Along the same lines, before you take a picture, ask yourself, "Would I mind if a foreigner took a picture of my daughter/son/sister/brother in this situation?" If the answer is yes, then don’t take it. Come back with stories and name of people, not just an entire album of “cute” nameless kids.

There is Something Special About Going.

All of this isn't meant to discourage missions work. On the contrary, the act of going is important. Jesus left His home, the comfort of the Father to go, to be among the people. Your willingness to leave your home, your comfort and GO is an example of that, too.
So go, be among the people. Live with them. Learn from them. Eat what they eat. Observe what they do. Don’t spend your time in McDonalds.

Don't Raise $1,000 for a Week, and Then Give Nothing Else the whole Year.

We all know money is not everything. But when used wisely it can make a huge difference in the lives of people. You probably wrote letters and had car washes in order to raise money to go, right? Well, what keeps you from still doing that? We work hard for a one-week trip, but then what? What if your church or youth group or school worked on matching every dollar you spent on your one-week trip to send down to the place you served over the course of the year?

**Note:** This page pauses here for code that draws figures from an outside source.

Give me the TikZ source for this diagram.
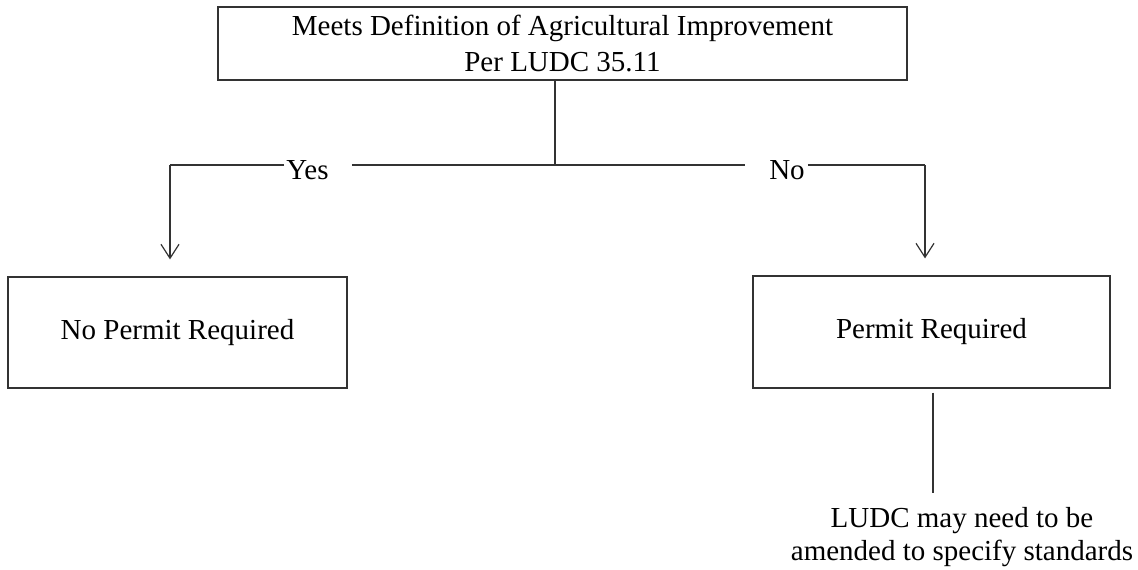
\documentclass[tikz,border=0pt]{standalone}
\usepackage{fontspec}
\setmainfont{Liberation Serif}
\usetikzlibrary{arrows.meta}
\begin{document}
\begin{tikzpicture}[x=1pt,y=-1pt,
  every node/.style={font=\fontsize{29}{35}\selectfont},
  box/.style={draw=black!80, line width=1.2pt, inner sep=0pt, align=center},
  lbl/.style={inner sep=0pt, anchor=base},
  ln/.style={draw=black!80, line width=1.2pt},
  arr/.style={ln, -{Straight Barb[length=14pt,width=18pt,line width=1.2pt]}, shorten >=17pt}]
\useasboundingbox (0,0) rectangle (1138,570);
% boxes
\node[box, minimum width=689pt, minimum height=73pt, font=\fontsize{29}{36}\selectfont] (top) at (562.5,43.5)
  {Meets Definition of Agricultural Improvement\\Per LUDC 35.11};
\node[box, minimum width=339pt, minimum height=111pt] (nop) at (177.5,332.5) {No Permit Required};
\node[box, minimum width=357pt, minimum height=112pt] (per) at (931.5,332) {Permit Required};
% labels
\node[lbl] (yes) at (307.5,179) {Yes};
\node[lbl] (no) at (787,179) {No};
\node[inner sep=0pt, anchor=north, align=center, font=\fontsize{29}{33}\selectfont] (ludc) at (962,507)
  {LUDC may need to be\\amended to specify standards};
% junction points
\coordinate (j) at (555,165);
\coordinate (lc) at (170,165);
\coordinate (rc) at (925,165);
\coordinate (e) at (933,493);
% connectors
\draw[ln] (top.south -| j) -- (j);
\draw[ln] ([xshift=-2pt]yes.west |- j) -- (lc);
\draw[ln] ([xshift=23pt]yes.east |- j) -- (j) -- ([xshift=-24pt]no.west |- j);
\draw[ln] ([xshift=3pt]no.east |- j) -- (rc);
\draw[arr] (lc) -- (lc |- nop.north);
\draw[arr] (rc) -- (rc |- per.north);
\draw[ln, shorten <=4pt] (e |- per.south) -- (e);
\end{tikzpicture}
\end{document}
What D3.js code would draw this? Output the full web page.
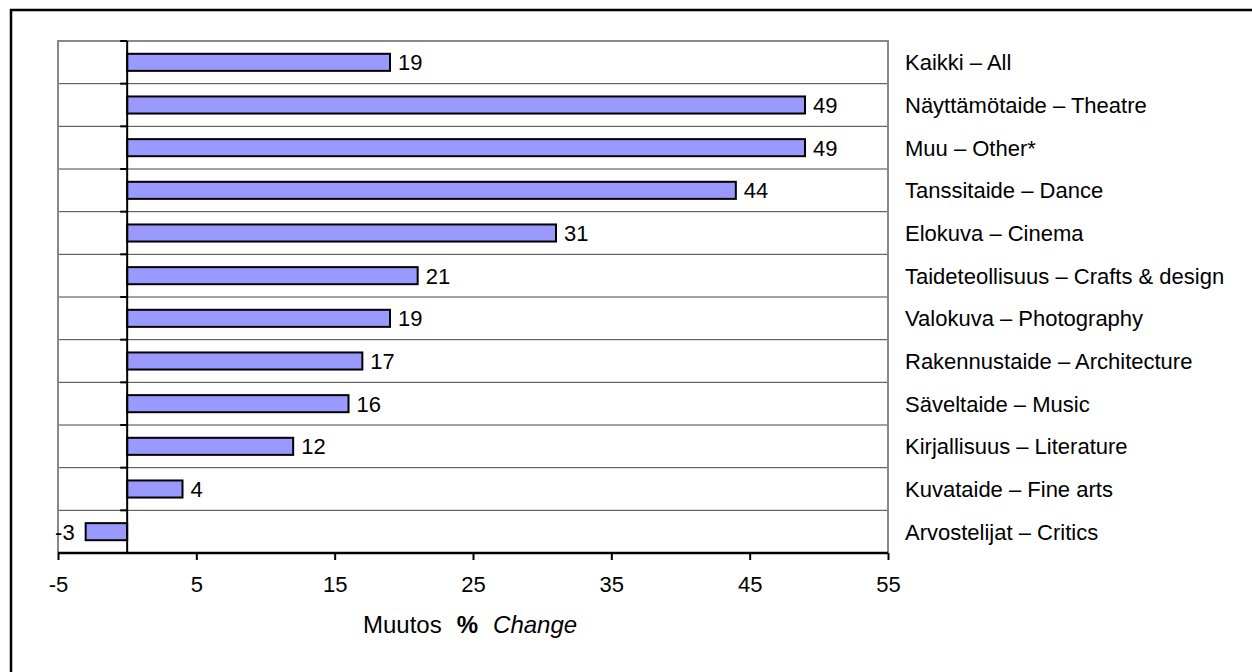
<!DOCTYPE html>
<html><head><meta charset="utf-8">
<script src="https://cdn.jsdelivr.net/npm/d3@7"></script>
<style>body{margin:0;background:#fff;}svg text{font-family:"Liberation Sans",Arial,sans-serif;}</style>
</head><body><svg id="c" width="1252" height="672"></svg>
<script>
const categories = ["Kaikki – All","Näyttämötaide – Theatre","Muu – Other*","Tanssitaide – Dance","Elokuva – Cinema","Taideteollisuus – Crafts & design","Valokuva – Photography","Rakennustaide – Architecture","Säveltaide – Music","Kirjallisuus – Literature","Kuvataide – Fine arts","Arvostelijat – Critics"];
const values = [19,49,49,44,31,21,19,17,16,12,4,-3];
const xTicks = [-5,5,15,25,35,45,55];
const titleParts = ["Muutos","%","Change"];

const FS = 22;
const svg = d3.select("#c");
svg.append("rect").attr("x",11).attr("y",10).attr("width",1260).attr("height",700)
  .attr("fill","none").attr("stroke","#000").attr("stroke-width",2.5);

const L=58,R=888,T=41,B=553;
const x = d3.scaleLinear().domain([-5,55]).range([L,R]);
const y = d3.scaleBand().domain(categories).range([T,B]).paddingInner(0).paddingOuter(0);
const bh = y.bandwidth()*0.4;

const g = svg.append("g");
categories.forEach((c,i)=>{
  if(i>0) g.append("line").attr("x1",L).attr("x2",R).attr("y1",y(c)).attr("y2",y(c)).attr("stroke","#444").attr("stroke-width",1);
});
g.append("path").attr("d",`M${L},${B}V${T}H${R}V${B}`).attr("fill","none").attr("stroke","#888").attr("stroke-width",2);

svg.append("g").selectAll("rect").data(values).join("rect")
  .attr("x",d=>x(Math.min(0,d))).attr("width",d=>Math.abs(x(d)-x(0)))
  .attr("y",(d,i)=>y(categories[i])+(y.bandwidth()-bh)/2).attr("height",bh)
  .attr("fill","#9999FF").attr("stroke","#000").attr("stroke-width",2);

svg.append("g").selectAll("text").data(values).join("text")
  .attr("x",d=>d>=0?x(d)+8:x(d)-11).attr("text-anchor",d=>d>=0?"start":"end")
  .attr("y",(d,i)=>y(categories[i])+y.bandwidth()/2).attr("dy","0.36em")
  .attr("font-size",FS).text(d=>d);

svg.append("g").selectAll("text").data(categories).join("text")
  .attr("x",905).attr("y",d=>y(d)+y.bandwidth()/2).attr("dy","0.36em")
  .attr("font-size",FS).text(d=>d);

const za = svg.append("g");
za.append("line").attr("x1",x(0)).attr("x2",x(0)).attr("y1",T).attr("y2",B).attr("stroke","#000").attr("stroke-width",2);
d3.range(categories.length+1).forEach(i=>{
  const yy = T + i*y.step();
  za.append("line").attr("x1",x(0)-7).attr("x2",x(0)).attr("y1",yy).attr("y2",yy).attr("stroke","#000").attr("stroke-width",2);
});

const xa = svg.append("g").attr("transform",`translate(0,${B})`)
  .call(d3.axisBottom(x).tickValues(xTicks).tickSize(7).tickPadding(16).tickFormat(d=>String(d)));
xa.select(".domain").attr("stroke","#000").attr("stroke-width",2.5).attr("d",`M${L},0H${R}`);
xa.selectAll(".tick line").attr("stroke","#000").attr("stroke-width",2);
xa.selectAll(".tick text").attr("font-size",FS).attr("fill","#000").attr("font-family","Liberation Sans, Arial, sans-serif");

const t = svg.append("text").attr("x",(L+R)/2-110).attr("y",633).attr("text-anchor","start").attr("font-size",24);
t.append("tspan").text(titleParts[0]);
t.append("tspan").attr("dx",15).attr("font-weight","bold").text(titleParts[1]);
t.append("tspan").attr("dx",15).attr("font-style","italic").text(titleParts[2]);
</script></body></html>
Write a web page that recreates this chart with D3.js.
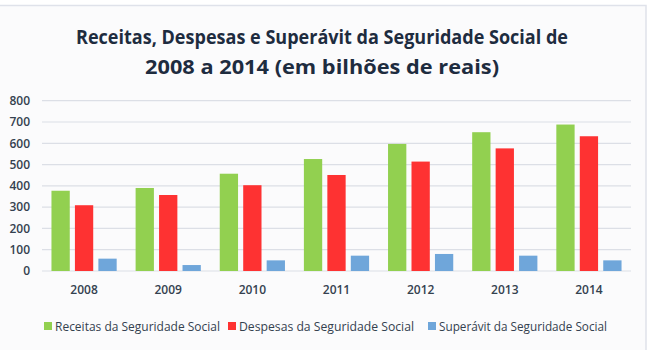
<!DOCTYPE html>
<html lang="pt">
<head>
    <meta charset="UTF-8">
    <title>Seguridade Social</title>
    <script src="https://d3js.org/d3.v7.min.js"></script>
    <style>
        body { margin: 0; background: #fff; }
        text { font-family: "Open Sans", "Noto Sans", sans-serif; }
    </style>
</head>
<body>
    <svg width="650" height="350"></svg>

    <script>
        // data (bilhões de reais)
        const years = ["2008", "2009", "2010", "2011", "2012", "2013", "2014"];
        const receitas = [377, 390, 457, 526, 597, 652, 688];
        const despesas = [309, 357, 403, 451, 514, 576, 633];
        const superavit = [58, 28, 50, 72, 80, 72, 50];
        const seriesNames = ["Receitas da Seguridade Social", "Despesas da Seguridade Social", "Superávit da Seguridade Social"];
        const seriesColors = ["#92d050", "#fe3232", "#6fa6da"];
        const yTicks = [0, 100, 200, 300, 400, 500, 600, 700, 800];

        const series = [receitas, despesas, superavit];

        const svg = d3.select('svg');

        // frame
        svg.append('rect')
            .attr('x', -2).attr('y', 5.5)
            .attr('width', 648).attr('height', 360)
            .attr('fill', '#fbfbfc')
            .attr('stroke', '#dfe2ea')
            .attr('stroke-width', 1.5);

        // title
        const title = svg.append('g').attr('fill', '#1e2c3f')
            .attr('font-weight', 'bold').attr('font-size', 20).attr('text-anchor', 'middle');
        title.append('text').attr('x', 322).attr('y', 44)
            .attr('textLength', 492).attr('lengthAdjust', 'spacingAndGlyphs')
            .text('Receitas, Despesas e Superávit da Seguridade Social de');
        title.append('text').attr('x', 322).attr('y', 74)
            .attr('textLength', 354).attr('lengthAdjust', 'spacingAndGlyphs')
            .text('2008 a 2014 (em bilhões de reais)');

        const x0 = d3.scaleBand().domain(years).range([42, 631])
            .paddingInner(0.225).paddingOuter(0.1125);
        const x1 = d3.scaleBand().domain(d3.range(3)).range([0, x0.bandwidth()])
            .paddingInner(0.22);
        const y = d3.scaleLinear().domain([0, 800]).range([271, 100.7]);

        // gridlines
        svg.append('g').selectAll('line').data(yTicks).join('line')
            .attr('x1', 42).attr('x2', 631)
            .attr('y1', d => y(d)).attr('y2', d => y(d))
            .attr('stroke', '#dcdfe6').attr('stroke-width', 1.2);

        // y axis labels
        const yAxis = svg.append('g').attr('transform', 'translate(30,0)')
            .call(d3.axisLeft(y).tickValues(yTicks).tickSize(0).tickPadding(0));
        yAxis.select('.domain').remove();
        yAxis.selectAll('text').attr('font-size', 12).attr('fill', '#34414f')
            .attr('font-family', '"Open Sans", sans-serif').attr('font-weight', 600);

        // x axis labels
        const xAxis = svg.append('g').attr('transform', 'translate(0,285)')
            .call(d3.axisBottom(x0).tickSize(0).tickPadding(0));
        xAxis.select('.domain').remove();
        xAxis.selectAll('text').attr('font-size', 12).attr('fill', '#34414f')
            .attr('font-family', '"Open Sans", sans-serif').attr('font-weight', 600);

        // bars
        const groups = svg.append('g').selectAll('g').data(years).join('g')
            .attr('transform', d => `translate(${x0(d)},0)`);
        groups.selectAll('rect')
            .data((yr, i) => series.map((s, k) => ({ k, v: s[i] })))
            .join('rect')
            .attr('x', d => x1(d.k))
            .attr('width', x1.bandwidth())
            .attr('y', d => y(d.v))
            .attr('height', d => y(0) - y(d.v))
            .attr('fill', d => seriesColors[d.k]);

        // legend
        const legendX = [44, 228, 428];
        const legend = svg.append('g').selectAll('g').data(seriesNames).join('g')
            .attr('transform', (d, i) => `translate(${legendX[i]},321)`);
        legend.append('rect').attr('width', 8).attr('height', 8).attr('y', 1)
            .attr('fill', (d, i) => seriesColors[i]);
        legend.append('text').attr('x', 11).attr('y', 10)
            .attr('font-size', 12.5).attr('fill', '#34414f')
            .attr('textLength', (d, i) => [165, 175, 168][i])
            .attr('lengthAdjust', 'spacingAndGlyphs')
            .text(d => d);
    </script>
</body>
</html>
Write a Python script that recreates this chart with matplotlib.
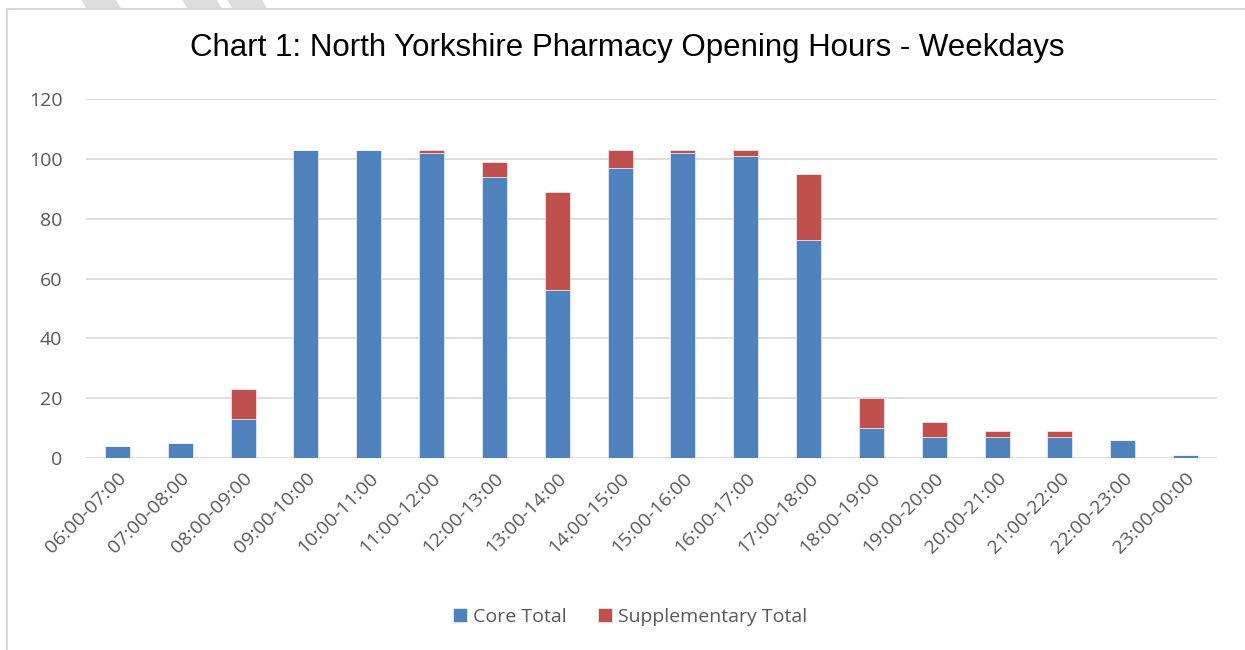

You Don’t Have to Fly in an Airplane to Serve the Poor.

Why not focus on seeking justice in your neighborhood? Ask yourself, "If Jesus was here who would He be talking to?" The kid with disabilities who sits in the back at youth group? The Spanish-speaking man who cleans your office? The woman who collects cans in the local park? Ask God to give you eyes to see what He does. It might change your life.
Please don’t stop taking short-term missing trips, but do consider helping your team understand that how we do short-term mission trips may, in fact, matter more than what we do.